Patrick Deneen has taught at prestigious universities, including Princeton, Georgetown, and Notre Dame. Yet he says his students don’t know anything, even though they have great grades and resumes.

ask them some basic questions about the civilization they will be inheriting, and be prepared for averted eyes and somewhat panicked looks. Who fought in the Peloponnesian War? Who taught Plato, and whom did Plato teach? How did Socrates die? Raise your hand if you have read both the Iliad and the Odyssey. The Canterbury Tales? Paradise Lost? The Inferno?

Who was Saul of Tarsus? What were the 95 theses, who wrote them, and what was their effect? Why does the Magna Carta matter? How and where did Thomas Becket die? Who was Guy Fawkes, and why is there a day named after him? What did Lincoln say in his Second Inaugural? His first Inaugural? How about his third Inaugural?  What are the Federalist Papers?

Some students, due most often to serendipitous class choices or a quirky old-fashioned teacher, might know a few of these answers. But most students have not been educated to know them. At best, they possess accidental knowledge, but otherwise are masters of systematic ignorance. It is not their “fault” for pervasive ignorance of western and American history, civilization, politics, art and literature. They have learned exactly what we have asked of them – to be like mayflies, alive by happenstance in a fleeting present.

This is endemic in Western “higher” education. During a failed effort to reinstate history classes as a core requirement for Stanford University students this spring, Stanford Law professor Michael McConnell wrote: “I have taught law students for more than thirty years. In recent years I have noticed that many students have little or no familiarity with the political, intellectual and cultural history that shaped the American legal tradition. I’ve encountered students who have never heard of Hobbes and Locke, do not know the causes of the American Revolution, are unfamiliar with the Lincoln-Douglas debates, haven’t a clue about Progressivism or the New Deal, don’t know what separates Protestants and Catholics, and have only the vaguest sense what race relations were like before the Civil Rights Act of 1964.”

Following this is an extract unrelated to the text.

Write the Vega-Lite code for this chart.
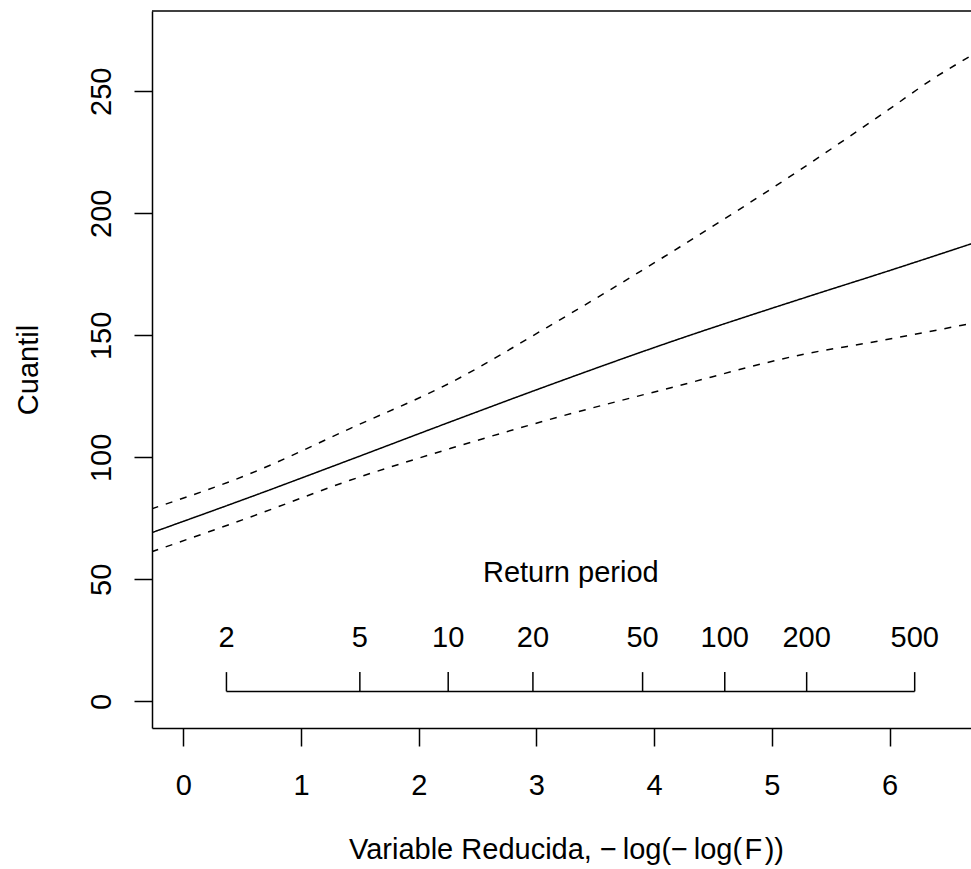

These are Ivy League students who will go on to run our country. And they know nearly nothing. Every single high school graduate should be able to easily identify all of these core figures, ideas, and events in world history. Otherwise, how can they be called educated?

The Western education system is like the fabled emperor: It has no clothes. We keep being told a certain credential or university brand ensures competence, when all it reliably ensures is a person’s commitment to empty-minded political correctness. American children — and all their neighbors and fellow voting citizens — deserve far better.